**Written exercise**
Give the listing again exactly, omitting its images.

**Data**
########
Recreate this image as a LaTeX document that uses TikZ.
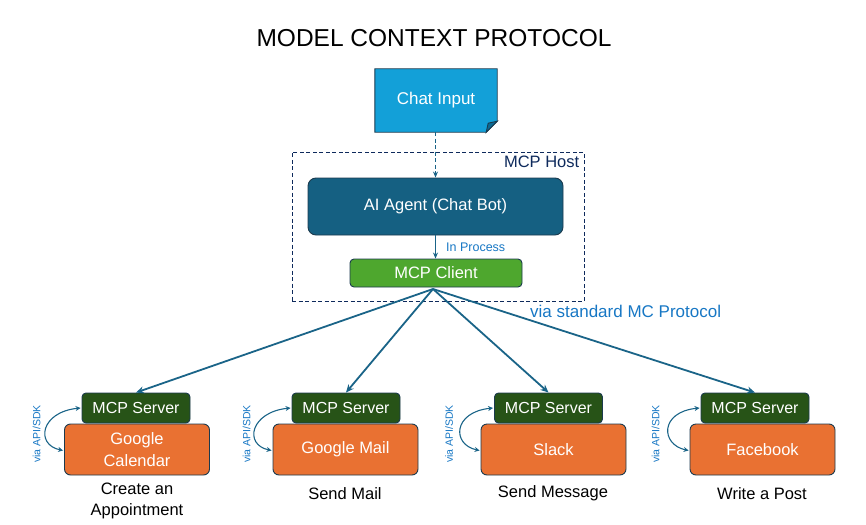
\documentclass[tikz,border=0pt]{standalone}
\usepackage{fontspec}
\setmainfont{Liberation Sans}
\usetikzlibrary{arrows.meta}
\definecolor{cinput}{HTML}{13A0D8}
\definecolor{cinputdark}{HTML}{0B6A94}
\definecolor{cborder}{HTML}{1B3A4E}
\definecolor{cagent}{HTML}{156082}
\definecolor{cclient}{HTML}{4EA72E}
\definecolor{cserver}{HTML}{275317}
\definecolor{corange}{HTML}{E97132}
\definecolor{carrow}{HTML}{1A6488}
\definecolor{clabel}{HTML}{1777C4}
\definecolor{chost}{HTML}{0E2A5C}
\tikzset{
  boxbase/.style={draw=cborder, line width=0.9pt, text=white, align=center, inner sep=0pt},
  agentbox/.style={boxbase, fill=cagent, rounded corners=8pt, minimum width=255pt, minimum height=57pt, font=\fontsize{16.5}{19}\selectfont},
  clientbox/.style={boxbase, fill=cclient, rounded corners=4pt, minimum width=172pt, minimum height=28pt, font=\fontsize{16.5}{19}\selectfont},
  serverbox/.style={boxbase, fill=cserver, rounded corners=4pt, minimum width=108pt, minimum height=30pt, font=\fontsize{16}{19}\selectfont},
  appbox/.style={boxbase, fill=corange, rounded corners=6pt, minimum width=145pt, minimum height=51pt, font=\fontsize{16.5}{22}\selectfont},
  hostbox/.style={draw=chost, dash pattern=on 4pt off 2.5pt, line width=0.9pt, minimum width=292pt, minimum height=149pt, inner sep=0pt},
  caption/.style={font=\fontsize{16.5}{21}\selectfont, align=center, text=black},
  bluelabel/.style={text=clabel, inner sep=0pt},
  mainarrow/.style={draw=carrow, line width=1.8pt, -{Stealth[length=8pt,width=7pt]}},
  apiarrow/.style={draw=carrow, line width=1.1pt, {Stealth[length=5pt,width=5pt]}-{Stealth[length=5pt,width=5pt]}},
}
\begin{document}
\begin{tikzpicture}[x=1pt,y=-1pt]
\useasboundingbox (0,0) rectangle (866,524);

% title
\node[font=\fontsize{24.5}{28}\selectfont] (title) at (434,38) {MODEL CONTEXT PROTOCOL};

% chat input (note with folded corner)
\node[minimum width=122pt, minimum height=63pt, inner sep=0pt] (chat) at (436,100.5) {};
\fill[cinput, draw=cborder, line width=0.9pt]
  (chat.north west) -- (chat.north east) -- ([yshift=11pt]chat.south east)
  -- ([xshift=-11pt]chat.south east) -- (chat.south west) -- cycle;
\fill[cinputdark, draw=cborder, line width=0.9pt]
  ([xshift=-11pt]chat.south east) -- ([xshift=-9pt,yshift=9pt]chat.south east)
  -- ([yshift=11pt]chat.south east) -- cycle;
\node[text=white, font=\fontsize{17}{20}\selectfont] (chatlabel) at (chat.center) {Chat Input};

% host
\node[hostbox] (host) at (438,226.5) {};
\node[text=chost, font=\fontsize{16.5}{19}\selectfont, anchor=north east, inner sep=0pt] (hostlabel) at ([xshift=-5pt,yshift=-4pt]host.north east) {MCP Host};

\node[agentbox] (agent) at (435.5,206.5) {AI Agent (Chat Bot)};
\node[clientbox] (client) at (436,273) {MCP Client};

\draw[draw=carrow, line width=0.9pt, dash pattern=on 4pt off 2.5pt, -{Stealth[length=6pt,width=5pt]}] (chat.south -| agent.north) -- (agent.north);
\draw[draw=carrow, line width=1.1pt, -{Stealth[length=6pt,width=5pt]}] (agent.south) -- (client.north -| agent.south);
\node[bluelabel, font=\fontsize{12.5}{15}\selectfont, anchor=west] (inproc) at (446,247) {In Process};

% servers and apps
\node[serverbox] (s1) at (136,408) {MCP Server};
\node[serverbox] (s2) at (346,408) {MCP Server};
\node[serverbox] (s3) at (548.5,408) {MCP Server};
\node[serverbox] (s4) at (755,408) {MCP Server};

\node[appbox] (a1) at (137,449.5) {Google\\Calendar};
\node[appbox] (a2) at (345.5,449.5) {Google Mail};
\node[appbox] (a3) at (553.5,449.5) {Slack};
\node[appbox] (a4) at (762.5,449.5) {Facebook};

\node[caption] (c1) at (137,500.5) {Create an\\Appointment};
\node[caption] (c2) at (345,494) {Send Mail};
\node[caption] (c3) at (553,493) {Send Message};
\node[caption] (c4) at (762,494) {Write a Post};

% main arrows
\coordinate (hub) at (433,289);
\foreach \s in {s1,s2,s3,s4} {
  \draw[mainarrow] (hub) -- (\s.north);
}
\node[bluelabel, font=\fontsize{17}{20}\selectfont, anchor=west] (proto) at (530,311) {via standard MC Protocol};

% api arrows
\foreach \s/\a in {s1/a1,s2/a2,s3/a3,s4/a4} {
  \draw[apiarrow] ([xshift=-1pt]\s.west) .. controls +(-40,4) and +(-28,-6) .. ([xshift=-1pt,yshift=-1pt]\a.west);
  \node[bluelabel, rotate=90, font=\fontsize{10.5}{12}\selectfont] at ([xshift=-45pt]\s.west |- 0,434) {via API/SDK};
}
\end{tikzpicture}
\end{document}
########
**Full solution**
Recreate this image as a LaTeX document that uses TikZ.
\documentclass[tikz,border=0pt]{standalone}
\usepackage{fontspec}
\setmainfont{Liberation Sans}
\usetikzlibrary{arrows.meta}
\definecolor{cinput}{HTML}{13A0D8}
\definecolor{cinputdark}{HTML}{0B6A94}
\definecolor{cborder}{HTML}{1B3A4E}
\definecolor{cagent}{HTML}{156082}
\definecolor{cclient}{HTML}{4EA72E}
\definecolor{cserver}{HTML}{275317}
\definecolor{corange}{HTML}{E97132}
\definecolor{carrow}{HTML}{1A6488}
\definecolor{clabel}{HTML}{1777C4}
\definecolor{chost}{HTML}{0E2A5C}
\tikzset{
  boxbase/.style={draw=cborder, line width=0.9pt, text=white, align=center, inner sep=0pt},
  agentbox/.style={boxbase, fill=cagent, rounded corners=8pt, minimum width=255pt, minimum height=57pt, font=\fontsize{16.5}{19}\selectfont},
  clientbox/.style={boxbase, fill=cclient, rounded corners=4pt, minimum width=172pt, minimum height=28pt, font=\fontsize{16.5}{19}\selectfont},
  serverbox/.style={boxbase, fill=cserver, rounded corners=4pt, minimum width=108pt, minimum height=30pt, font=\fontsize{16}{19}\selectfont},
  appbox/.style={boxbase, fill=corange, rounded corners=6pt, minimum width=145pt, minimum height=51pt, font=\fontsize{16.5}{22}\selectfont},
  hostbox/.style={draw=chost, dash pattern=on 4pt off 2.5pt, line width=0.9pt, minimum width=292pt, minimum height=149pt, inner sep=0pt},
  caption/.style={font=\fontsize{16.5}{21}\selectfont, align=center, text=black},
  bluelabel/.style={text=clabel, inner sep=0pt},
  mainarrow/.style={draw=carrow, line width=1.8pt, -{Stealth[length=8pt,width=7pt]}},
  apiarrow/.style={draw=carrow, line width=1.1pt, {Stealth[length=5pt,width=5pt]}-{Stealth[length=5pt,width=5pt]}},
}
\begin{document}
\begin{tikzpicture}[x=1pt,y=-1pt]
\useasboundingbox (0,0) rectangle (866,524);

% title
\node[font=\fontsize{24.5}{28}\selectfont] (title) at (434,38) {MODEL CONTEXT PROTOCOL};

% chat input (note with folded corner)
\node[minimum width=122pt, minimum height=63pt, inner sep=0pt] (chat) at (436,100.5) {};
\fill[cinput, draw=cborder, line width=0.9pt]
  (chat.north west) -- (chat.north east) -- ([yshift=11pt]chat.south east)
  -- ([xshift=-11pt]chat.south east) -- (chat.south west) -- cycle;
\fill[cinputdark, draw=cborder, line width=0.9pt]
  ([xshift=-11pt]chat.south east) -- ([xshift=-9pt,yshift=9pt]chat.south east)
  -- ([yshift=11pt]chat.south east) -- cycle;
\node[text=white, font=\fontsize{17}{20}\selectfont] (chatlabel) at (chat.center) {Chat Input};

% host
\node[hostbox] (host) at (438,226.5) {};
\node[text=chost, font=\fontsize{16.5}{19}\selectfont, anchor=north east, inner sep=0pt] (hostlabel) at ([xshift=-5pt,yshift=-4pt]host.north east) {MCP Host};

\node[agentbox] (agent) at (435.5,206.5) {AI Agent (Chat Bot)};
\node[clientbox] (client) at (436,273) {MCP Client};

\draw[draw=carrow, line width=0.9pt, dash pattern=on 4pt off 2.5pt, -{Stealth[length=6pt,width=5pt]}] (chat.south -| agent.north) -- (agent.north);
\draw[draw=carrow, line width=1.1pt, -{Stealth[length=6pt,width=5pt]}] (agent.south) -- (client.north -| agent.south);
\node[bluelabel, font=\fontsize{12.5}{15}\selectfont, anchor=west] (inproc) at (446,247) {In Process};

% servers and apps
\node[serverbox] (s1) at (136,408) {MCP Server};
\node[serverbox] (s2) at (346,408) {MCP Server};
\node[serverbox] (s3) at (548.5,408) {MCP Server};
\node[serverbox] (s4) at (755,408) {MCP Server};

\node[appbox] (a1) at (137,449.5) {Google\\Calendar};
\node[appbox] (a2) at (345.5,449.5) {Google Mail};
\node[appbox] (a3) at (553.5,449.5) {Slack};
\node[appbox] (a4) at (762.5,449.5) {Facebook};

\node[caption] (c1) at (137,500.5) {Create an\\Appointment};
\node[caption] (c2) at (345,494) {Send Mail};
\node[caption] (c3) at (553,493) {Send Message};
\node[caption] (c4) at (762,494) {Write a Post};

% main arrows
\coordinate (hub) at (433,289);
\foreach \s in {s1,s2,s3,s4} {
  \draw[mainarrow] (hub) -- (\s.north);
}
\node[bluelabel, font=\fontsize{17}{20}\selectfont, anchor=west] (proto) at (530,311) {via standard MC Protocol};

% api arrows
\foreach \s/\a in {s1/a1,s2/a2,s3/a3,s4/a4} {
  \draw[apiarrow] ([xshift=-1pt]\s.west) .. controls +(-40,4) and +(-28,-6) .. ([xshift=-1pt,yshift=-1pt]\a.west);
  \node[bluelabel, rotate=90, font=\fontsize{10.5}{12}\selectfont] at ([xshift=-45pt]\s.west |- 0,434) {via API/SDK};
}
\end{tikzpicture}
\end{document}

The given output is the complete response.